Dog Agility: what it is and what you need to know

Dog Agility: what it is and what you need to know

Do you imagine yourself and your dog on one of those dog agility contests that are fun to watch? If you are, you’re not alone! Considering agility training can have many long-term benefits for your pup, so why not give it a try? 

Let’s explore what agility actually is, what it helps with and what you need to know before you make the decision to train your dog for agility. 

What is dog agility?

To put it simply, dog agility is a sport. To put it in more details, it’s a obstacle course race where a handler and a dog try to complete a preset track filled with different obstacles like tunnels, seesaws or weave poles. The team has to do this in a time efficient manner while having coordination and efficacy in mind as well. 

The handler, or the owner, should be able to have complete control over the dog’s actions, without having to incentivize him or her with treats or rewards. Actually, throughout the competition, the handler is only allowed to use voice commands and gestures to help their dog overcome all of the obstacles. The owner is not allowed to touch neither the dog nor the obstacles throughout the entire race. 

How does dog agility help my dog?

Dog agility can be to a dog what a puzzle is to a human. It can spark interest and boost brain functions. It’s an interesting way of exploring curiosity and improving mental health, for one. It’s also a good way to get rid of boredom and keep yourself and your dog entertained. 

On the other hand, dog agility is a good way to have your dog stay in shape. After all, it’s a sport, right? All that jumping and running around is bound to increase muscle strength and speed and keep your pup in tip top shape.  

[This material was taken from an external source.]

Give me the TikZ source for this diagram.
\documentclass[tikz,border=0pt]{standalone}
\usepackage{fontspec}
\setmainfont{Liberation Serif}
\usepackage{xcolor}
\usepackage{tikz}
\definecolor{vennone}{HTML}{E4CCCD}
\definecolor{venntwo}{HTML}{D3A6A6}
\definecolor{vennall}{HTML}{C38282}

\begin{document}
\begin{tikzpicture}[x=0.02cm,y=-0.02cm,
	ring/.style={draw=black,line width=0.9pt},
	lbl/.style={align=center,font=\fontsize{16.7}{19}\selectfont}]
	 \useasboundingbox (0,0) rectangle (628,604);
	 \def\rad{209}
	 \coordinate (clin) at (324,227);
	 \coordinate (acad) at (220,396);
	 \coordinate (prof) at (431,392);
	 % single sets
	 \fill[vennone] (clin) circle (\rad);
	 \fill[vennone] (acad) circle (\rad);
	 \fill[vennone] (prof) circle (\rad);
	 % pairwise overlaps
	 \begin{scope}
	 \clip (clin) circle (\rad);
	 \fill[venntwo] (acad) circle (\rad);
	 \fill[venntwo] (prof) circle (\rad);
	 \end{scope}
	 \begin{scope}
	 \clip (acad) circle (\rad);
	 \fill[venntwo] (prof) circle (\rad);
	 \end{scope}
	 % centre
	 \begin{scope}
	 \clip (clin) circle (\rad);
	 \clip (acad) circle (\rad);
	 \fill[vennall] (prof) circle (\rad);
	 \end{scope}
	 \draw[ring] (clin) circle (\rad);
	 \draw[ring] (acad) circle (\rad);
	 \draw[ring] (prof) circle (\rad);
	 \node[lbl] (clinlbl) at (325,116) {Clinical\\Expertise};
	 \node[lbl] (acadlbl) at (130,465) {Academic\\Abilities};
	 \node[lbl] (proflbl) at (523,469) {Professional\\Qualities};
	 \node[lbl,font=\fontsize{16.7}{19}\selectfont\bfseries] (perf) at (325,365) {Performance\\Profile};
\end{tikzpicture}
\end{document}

Another benefit is that it can work on improving your bond with your dog. Your dog will learn to trust you and that will in turn improve the bond that you two have. This will not only make both your lives easier, but also more fun, as you’ll rely on one another for various activities. 

Last but not least, it will improve your dog’s behavior. Because this sport is so reliant on dogs listening to their handler’s commands, it will inevitably lead to your dog having an increased response to your commands, especially when it comes to obedience training. 

What do I need to know before starting training?

There are a few things you need to take into account before you start working with your dog to compete in dog agility courses. 

  • Check in with your vet first. Your dog should be clinically healthy in order to be able to complete the course safely and for this type of exercise to be beneficial to him or her. 
  • Investigate any known medical conditions specific to each breed. For example, some dog breeds tend to have back problems or posture problems, which is why veterinarians usually recommend that they avoid jumping. In this case, a dog agility course would not prove to be beneficial for your dog. 
  • Master the basics. Before you even consider taking up dog agility training, you and your dog must have a strong hold on the basic obedience commands, such as stay, sit and come. Only after these are achieved without the help of treats or incentives, you can start thinking about dog agility. 
  • Make sure your dog has a good attention span to start with. You will need to improve your dog’s attention span as you progress, but you also need to make sure it’s at a good starting point before you begin. Otherwise, your dog might get distracted and won’t listen to your vocal commands throughout the race. 
  • Make sure your dog can do an array of movements. The obstacles will require your dog to have increased mobility and understanding of how his or her body moves. This means that before you start working on agility training, you need to do some basic training to teach your dog to jump, walk backwards, position paws in different places or walk in between objects. 
  • Keep in mind your dog’s energy levels. Because this is such a time efficient sport, your dog will need to move quickly. So, regardless of whether you have a small breed dog or a large one, make sure your dog is naturally energetic. A slower-moving dog might not do well with a time crunch. 

All things considered, dog agility races have a lot of benefits for both you and your dog and, if all requirements are met. You can have a lot of fun while doing this type of activity. Would you consider dog agility training?